=== Input rows ===
-*-*-

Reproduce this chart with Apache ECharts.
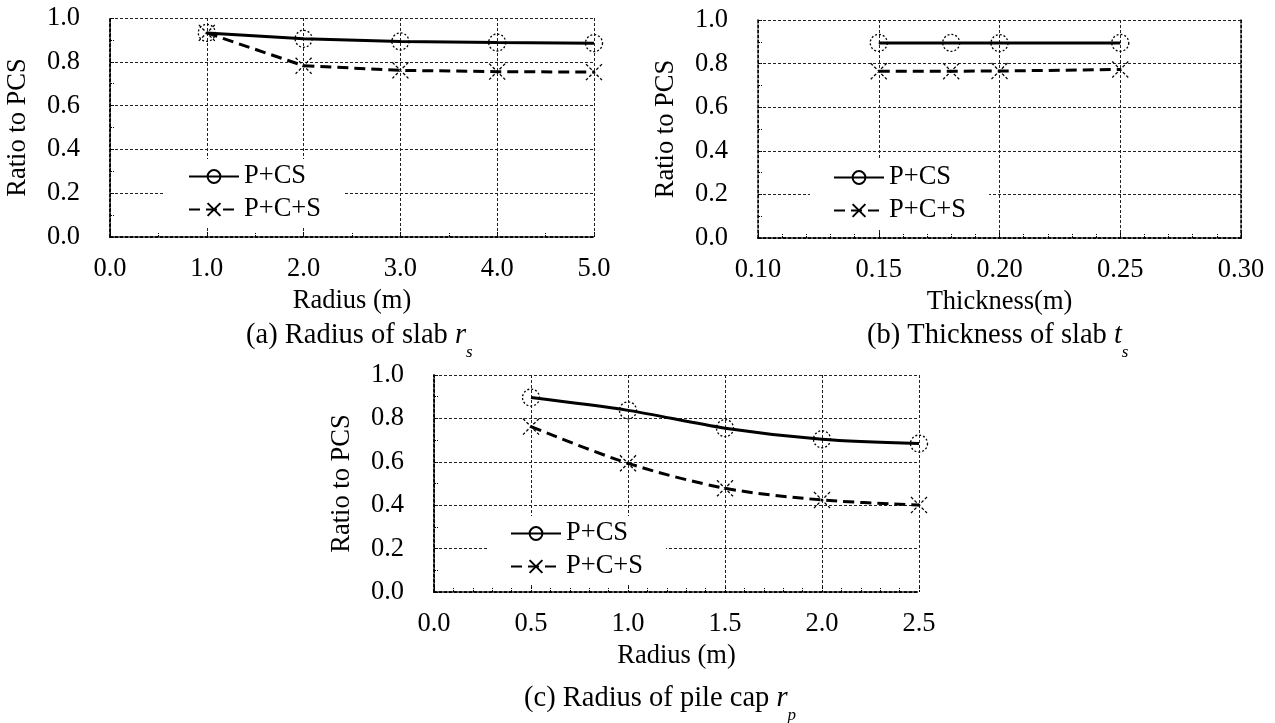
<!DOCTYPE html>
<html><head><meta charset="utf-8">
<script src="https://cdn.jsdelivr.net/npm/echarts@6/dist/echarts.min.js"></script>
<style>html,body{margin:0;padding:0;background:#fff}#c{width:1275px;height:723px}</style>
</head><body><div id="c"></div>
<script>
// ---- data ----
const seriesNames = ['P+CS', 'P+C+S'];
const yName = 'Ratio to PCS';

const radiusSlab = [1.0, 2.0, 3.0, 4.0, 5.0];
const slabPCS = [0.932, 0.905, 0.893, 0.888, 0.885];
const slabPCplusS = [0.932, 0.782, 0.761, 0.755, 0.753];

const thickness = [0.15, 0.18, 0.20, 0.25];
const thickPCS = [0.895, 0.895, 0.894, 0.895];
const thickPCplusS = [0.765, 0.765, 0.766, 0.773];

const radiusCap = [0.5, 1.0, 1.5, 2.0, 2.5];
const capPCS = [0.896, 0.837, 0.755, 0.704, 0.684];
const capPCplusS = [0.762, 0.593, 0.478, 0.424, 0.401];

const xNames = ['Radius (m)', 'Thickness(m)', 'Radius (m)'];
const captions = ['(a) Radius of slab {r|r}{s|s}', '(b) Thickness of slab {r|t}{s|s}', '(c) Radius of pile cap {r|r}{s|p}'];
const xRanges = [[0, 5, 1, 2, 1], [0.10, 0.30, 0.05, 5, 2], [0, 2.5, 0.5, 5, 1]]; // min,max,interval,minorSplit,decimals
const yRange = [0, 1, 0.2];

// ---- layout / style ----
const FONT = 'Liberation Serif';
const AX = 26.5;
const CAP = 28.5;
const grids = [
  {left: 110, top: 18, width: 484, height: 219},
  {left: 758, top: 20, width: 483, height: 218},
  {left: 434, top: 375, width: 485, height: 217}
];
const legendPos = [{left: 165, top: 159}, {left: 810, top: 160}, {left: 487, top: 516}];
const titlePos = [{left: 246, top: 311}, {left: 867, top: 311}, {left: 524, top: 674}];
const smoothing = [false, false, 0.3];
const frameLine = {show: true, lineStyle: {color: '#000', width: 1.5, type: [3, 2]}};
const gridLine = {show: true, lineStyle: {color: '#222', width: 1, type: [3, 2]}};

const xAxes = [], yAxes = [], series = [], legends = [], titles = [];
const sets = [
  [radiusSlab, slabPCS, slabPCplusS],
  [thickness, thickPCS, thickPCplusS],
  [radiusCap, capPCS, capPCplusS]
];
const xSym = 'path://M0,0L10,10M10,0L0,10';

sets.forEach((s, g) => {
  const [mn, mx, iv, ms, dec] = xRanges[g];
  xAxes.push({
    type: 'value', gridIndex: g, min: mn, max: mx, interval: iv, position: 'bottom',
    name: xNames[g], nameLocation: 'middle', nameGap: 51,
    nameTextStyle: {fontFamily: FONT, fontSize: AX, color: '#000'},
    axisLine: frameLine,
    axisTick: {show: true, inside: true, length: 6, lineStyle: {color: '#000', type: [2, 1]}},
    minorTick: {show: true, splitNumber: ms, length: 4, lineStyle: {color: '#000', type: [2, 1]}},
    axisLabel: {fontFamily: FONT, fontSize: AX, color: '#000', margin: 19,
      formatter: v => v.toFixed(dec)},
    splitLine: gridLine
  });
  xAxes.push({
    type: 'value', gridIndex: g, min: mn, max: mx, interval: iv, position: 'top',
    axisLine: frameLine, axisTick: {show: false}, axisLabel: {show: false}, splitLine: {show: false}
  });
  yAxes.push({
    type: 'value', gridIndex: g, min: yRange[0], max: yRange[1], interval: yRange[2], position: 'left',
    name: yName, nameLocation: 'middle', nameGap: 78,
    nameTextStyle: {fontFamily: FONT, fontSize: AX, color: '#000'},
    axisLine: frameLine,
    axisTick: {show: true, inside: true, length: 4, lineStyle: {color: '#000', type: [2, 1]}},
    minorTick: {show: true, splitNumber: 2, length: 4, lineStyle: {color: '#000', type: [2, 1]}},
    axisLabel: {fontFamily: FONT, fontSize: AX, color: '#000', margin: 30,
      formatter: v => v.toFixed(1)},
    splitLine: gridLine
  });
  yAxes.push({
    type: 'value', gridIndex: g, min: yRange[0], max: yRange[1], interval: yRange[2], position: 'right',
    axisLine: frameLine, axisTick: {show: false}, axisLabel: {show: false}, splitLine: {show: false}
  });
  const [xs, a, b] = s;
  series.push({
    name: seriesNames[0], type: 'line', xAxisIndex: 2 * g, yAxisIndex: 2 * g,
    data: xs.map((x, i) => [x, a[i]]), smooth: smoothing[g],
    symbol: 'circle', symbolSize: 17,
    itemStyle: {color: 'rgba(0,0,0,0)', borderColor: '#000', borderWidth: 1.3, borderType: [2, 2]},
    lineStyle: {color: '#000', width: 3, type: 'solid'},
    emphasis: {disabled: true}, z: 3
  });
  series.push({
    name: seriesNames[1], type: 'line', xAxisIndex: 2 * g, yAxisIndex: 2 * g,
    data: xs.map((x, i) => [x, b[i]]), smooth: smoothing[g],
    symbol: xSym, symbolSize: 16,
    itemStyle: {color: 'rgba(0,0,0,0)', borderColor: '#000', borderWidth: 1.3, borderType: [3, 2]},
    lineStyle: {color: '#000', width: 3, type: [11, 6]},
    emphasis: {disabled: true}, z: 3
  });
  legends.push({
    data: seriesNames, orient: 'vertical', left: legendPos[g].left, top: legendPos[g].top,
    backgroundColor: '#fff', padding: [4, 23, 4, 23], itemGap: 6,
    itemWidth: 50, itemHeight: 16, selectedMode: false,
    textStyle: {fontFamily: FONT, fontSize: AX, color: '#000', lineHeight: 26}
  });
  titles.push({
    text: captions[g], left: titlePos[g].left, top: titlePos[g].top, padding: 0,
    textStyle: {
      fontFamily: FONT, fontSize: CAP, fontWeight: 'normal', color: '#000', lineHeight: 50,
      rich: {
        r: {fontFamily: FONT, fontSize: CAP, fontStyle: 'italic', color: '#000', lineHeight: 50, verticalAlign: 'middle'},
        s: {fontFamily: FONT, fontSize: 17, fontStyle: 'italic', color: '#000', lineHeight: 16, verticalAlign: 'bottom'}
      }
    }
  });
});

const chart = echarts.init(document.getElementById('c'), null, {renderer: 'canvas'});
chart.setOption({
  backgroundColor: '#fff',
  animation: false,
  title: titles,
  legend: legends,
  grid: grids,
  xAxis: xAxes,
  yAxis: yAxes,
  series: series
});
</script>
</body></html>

-*-*-

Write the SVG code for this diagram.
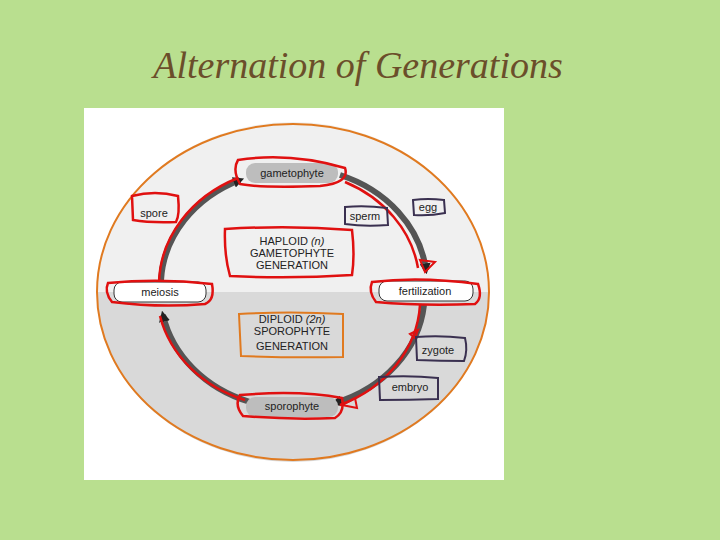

-*-*-

=== What to produce ===
Repeat only the lines from the one with "Reproduce this chart with Apache ECharts." down to the one with "const thickPCplusS = [0.765, 0.765, 0.766, 0.773];", word for word and both included, and leave the pictures out.

=== Solution to this problem ===
Reproduce this chart with Apache ECharts.
<!DOCTYPE html>
<html><head><meta charset="utf-8">
<script src="https://cdn.jsdelivr.net/npm/echarts@6/dist/echarts.min.js"></script>
<style>html,body{margin:0;padding:0;background:#fff}#c{width:1275px;height:723px}</style>
</head><body><div id="c"></div>
<script>
// ---- data ----
const seriesNames = ['P+CS', 'P+C+S'];
const yName = 'Ratio to PCS';

const radiusSlab = [1.0, 2.0, 3.0, 4.0, 5.0];
const slabPCS = [0.932, 0.905, 0.893, 0.888, 0.885];
const slabPCplusS = [0.932, 0.782, 0.761, 0.755, 0.753];

const thickness = [0.15, 0.18, 0.20, 0.25];
const thickPCS = [0.895, 0.895, 0.894, 0.895];
const thickPCplusS = [0.765, 0.765, 0.766, 0.773];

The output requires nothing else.